The Pilgrims sailed in late 1620, arriving in Nov of that year some 200 miles north of their target, the Hudson River, located in southern Virginia and under authority of the London Company. They instead landed in northern Virginia, under control of the new Gorges endeavor (The Council of New England), from whom they had not recieced permission to do so. Enter negotiations with John Pierce of the London company and Gorges to permit the settlement to exist, and he ultimately made it happen in the Pierce Grant. The Council issues more grants, including one to Gorges and John Mason covering lands in modern New Hampshire and Maine. Then the King died and war came back. Gorges would become occupied as military governor and would be unable to focus on colonies in what he officially named Maine or on the Council.

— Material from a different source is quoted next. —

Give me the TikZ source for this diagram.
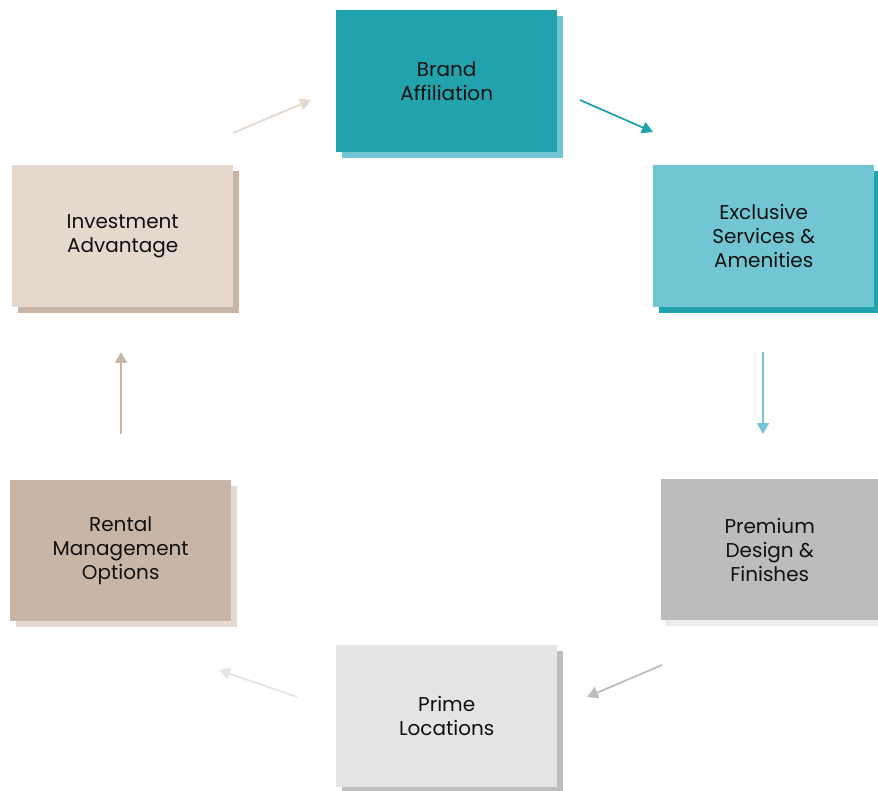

The Pierce Grant ultimately allowing the Pilgrims to stay would become his own undoing. Some other folks had made investments that pretty much flopped in the 1620s, and those ultimately became morphed into a new venture known as Massachusetts Bay Colony, which was largely puritans who had been inspired by the seemingly stable society in Plymouth Plantation run by the Pilgrims nearby. They recieved a royal charter for their endeavor and were permitted within land under authority of the Council. Mason also split his holding with Gorges, creating New Hampshire. In 1630 Gorges resigned as military governor and again focused on Maine, where he had helped create some small fishing communities over the previous decade but nothing of any real note.

Gorges realized the exploding population of Massachusetts Bay Colony and subsequent growth in authority would undo the Council of New England, so he dissolved it and sought a new charter as Governor of New England, retaining his holding of his remaining portion of Maine. He planned to sail to America and govern the region but the trip never happened and eventually Gorges died, in 1647, having never achieved his vision. Meanwhile Massachusetts Bay Colony had continued to grow in size and power, had survived the Pequot War and had removed many Natives by selling them in the Caribbean. The power continued to shift and by the late 1670s the power of Massachusetts Bay was revealed in King Phillip's War, an extremely violent purging of the local Natives, their King, and his family in which both sides suffered massive loses. Despite efforts by both the son and grandson of Gorges no major colony ever existed in Maine. In 1677 Ferdinando Gorges' grandson, also named Ferdinando, sold his family's rights over Maine to Massachusetts Bay Colony for 1,250£, ending decades of legal battles over validity of the land grants by seperate kings decades prior.